Pese a sus sombras, hay que reconocer que el prestigio del progresismo permanece intacto. Su influencia alcanza incluso a amplios sectores cristianos. En primer lugar, aunque la doctrina social católica es contraria a la hipertrofia del Estado, lo cierto es que sus concepciones económicas no se han desarrollado en coherencia con ello, y sigue insistiendo con frecuencia en diagnósticos sociales drásticamente erróneos, que relacionan al mercado con la mala distribución de la riqueza y otros males. No es la primera vez que a la Iglesia le sucede esto. Todavía hoy está pagando su error de asociarse demasiado estrechamente con la física aristotélica, origen del grosero pero devastador malentendido según el cual el cristianismo y la ciencia serían antagónicos. En realidad, lo mismo hubiera sucedido si hubiera habido un Santo Tomás newtoniano, que hoy habría quedado desacreditado por la física cuántica. Lo peor que puede hacer la Iglesia es tratar de asimilar paradigmas ajenos para parecer acorde con los tiempos; pues aquellos pasan, mientras que la Verdad permanece, salvo para quienes juzgan las cosas superficialmente.
Son muchas las voces dentro del catolicismo -en segundo lugar- que reclaman también un remozamiento de sus concepciones morales, y que llevan a algunos a depositar expectativas aventuradas en el Sínodo de la Familia que se está celebrando estos días. Bien es verdad que el papa Francisco se ha prodigado en dudosos gestos mediáticos que alimentan a los espíritus ansiosos de novedades doctrinales. Uno de los temas del debate es la situación de los católicos divorciados que han vuelto a casarse o a vivir en pareja. ¿Deben ser admitidos en la comunión? La cuestión trasciende evidentemente el ámbito meramente litúrgico. Se trata de saber si el sexo fuera del matrimonio canónico puede ser admitido en determinadas circunstancias; por ejemplo, en el caso de disolución civil del contrato conyugal.
Confieso que nunca he entendido a quienes tratan de rectificar el catecismo. Si uno cree sinceramente que su situación familiar no es contraria a la voluntad divina, pues que comulgue, si es necesario y lo desea, en una parroquia donde el cura no conozca tal situación. (Nunca preguntará por ella a un desconocido.) Si su criterio es tan independiente de la Iglesia, ¿por qué debería necesitar el reconocimiento expreso de esta? En realidad es incluso más fácil que todo esto. Si uno no cree en la exégesis católica de las palabras de Cristo ("lo que Dios ha unido, que no lo separe el hombre") tampoco tiene necesidad alguna de creer en la exégesis católica del relato de la Última Cena, es decir, en la eucaristía. Cualquiera tiene hoy la libertad irreductible de quedarse con lo que quiera del Evangelio, o incluso con nada, sin necesidad de imponer a los demás católicos lo que deben creer o dejar de creer.

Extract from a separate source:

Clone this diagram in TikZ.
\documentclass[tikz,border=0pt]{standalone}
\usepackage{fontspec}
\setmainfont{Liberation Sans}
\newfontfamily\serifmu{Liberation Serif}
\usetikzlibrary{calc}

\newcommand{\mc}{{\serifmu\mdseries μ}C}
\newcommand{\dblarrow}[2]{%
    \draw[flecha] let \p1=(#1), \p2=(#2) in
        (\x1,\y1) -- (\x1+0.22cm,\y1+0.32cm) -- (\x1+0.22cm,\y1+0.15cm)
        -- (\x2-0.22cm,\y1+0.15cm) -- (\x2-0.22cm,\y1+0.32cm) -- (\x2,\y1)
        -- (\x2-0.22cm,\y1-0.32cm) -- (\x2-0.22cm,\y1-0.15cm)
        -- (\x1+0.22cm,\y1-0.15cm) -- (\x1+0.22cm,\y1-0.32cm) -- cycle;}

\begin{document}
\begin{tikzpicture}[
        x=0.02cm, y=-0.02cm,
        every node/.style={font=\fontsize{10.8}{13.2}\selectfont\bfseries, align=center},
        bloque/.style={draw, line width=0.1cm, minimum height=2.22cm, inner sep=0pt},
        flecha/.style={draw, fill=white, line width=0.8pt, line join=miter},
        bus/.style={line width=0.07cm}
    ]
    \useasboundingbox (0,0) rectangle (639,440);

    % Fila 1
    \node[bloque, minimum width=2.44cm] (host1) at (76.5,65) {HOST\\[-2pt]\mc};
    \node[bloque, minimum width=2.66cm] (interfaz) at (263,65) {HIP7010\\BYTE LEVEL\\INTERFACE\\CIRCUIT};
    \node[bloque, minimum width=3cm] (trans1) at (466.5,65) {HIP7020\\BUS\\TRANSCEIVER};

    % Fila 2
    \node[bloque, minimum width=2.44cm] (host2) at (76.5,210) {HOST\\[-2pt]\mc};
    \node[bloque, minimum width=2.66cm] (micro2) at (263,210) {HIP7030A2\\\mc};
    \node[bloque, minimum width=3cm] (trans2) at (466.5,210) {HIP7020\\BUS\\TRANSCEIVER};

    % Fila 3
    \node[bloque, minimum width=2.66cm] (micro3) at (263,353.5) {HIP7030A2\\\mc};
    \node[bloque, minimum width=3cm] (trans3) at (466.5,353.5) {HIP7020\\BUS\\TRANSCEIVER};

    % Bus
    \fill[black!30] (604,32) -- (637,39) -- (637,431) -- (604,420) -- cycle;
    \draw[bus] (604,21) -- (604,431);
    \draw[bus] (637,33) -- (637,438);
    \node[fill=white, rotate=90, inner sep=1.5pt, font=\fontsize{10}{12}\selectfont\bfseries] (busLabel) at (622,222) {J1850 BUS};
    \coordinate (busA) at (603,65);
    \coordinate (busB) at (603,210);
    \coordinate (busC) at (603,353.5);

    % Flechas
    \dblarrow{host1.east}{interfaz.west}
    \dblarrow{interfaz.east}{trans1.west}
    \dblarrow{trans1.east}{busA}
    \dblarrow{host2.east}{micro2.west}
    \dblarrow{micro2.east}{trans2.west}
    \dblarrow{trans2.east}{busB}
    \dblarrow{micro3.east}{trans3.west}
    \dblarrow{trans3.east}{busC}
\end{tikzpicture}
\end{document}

Y quien quiera practicar sexo sin restricciones, o simplemente prefiera no saber lo que hacen sus hijos adolescentes, tiene de su lado a la OMS, la ONU y a la mayor parte de la prensa y de la cátedra. Y por si fuera poco, puede, en España, votar a casi cualquier partido, PP, PSOE, IU, UPyD, etc., que le garantizan poder librarse eficazmente de un bebé no deseado sin necesidad siquiera de tener que contemplar su pequeño cadáver.
No creo que sea demasiado pedir que quienes, por el contrario, creemos en la dignidad humana y en la familia tradicional tengamos también voz y voto, esté o no la Iglesia de nuestro lado. Por mi parte, confío en que lo estará hasta el fin de los tiempos, siguiendo el ejemplo de Jesucristo, cuando se enfrentó a las tentaciones del diablo en el desierto.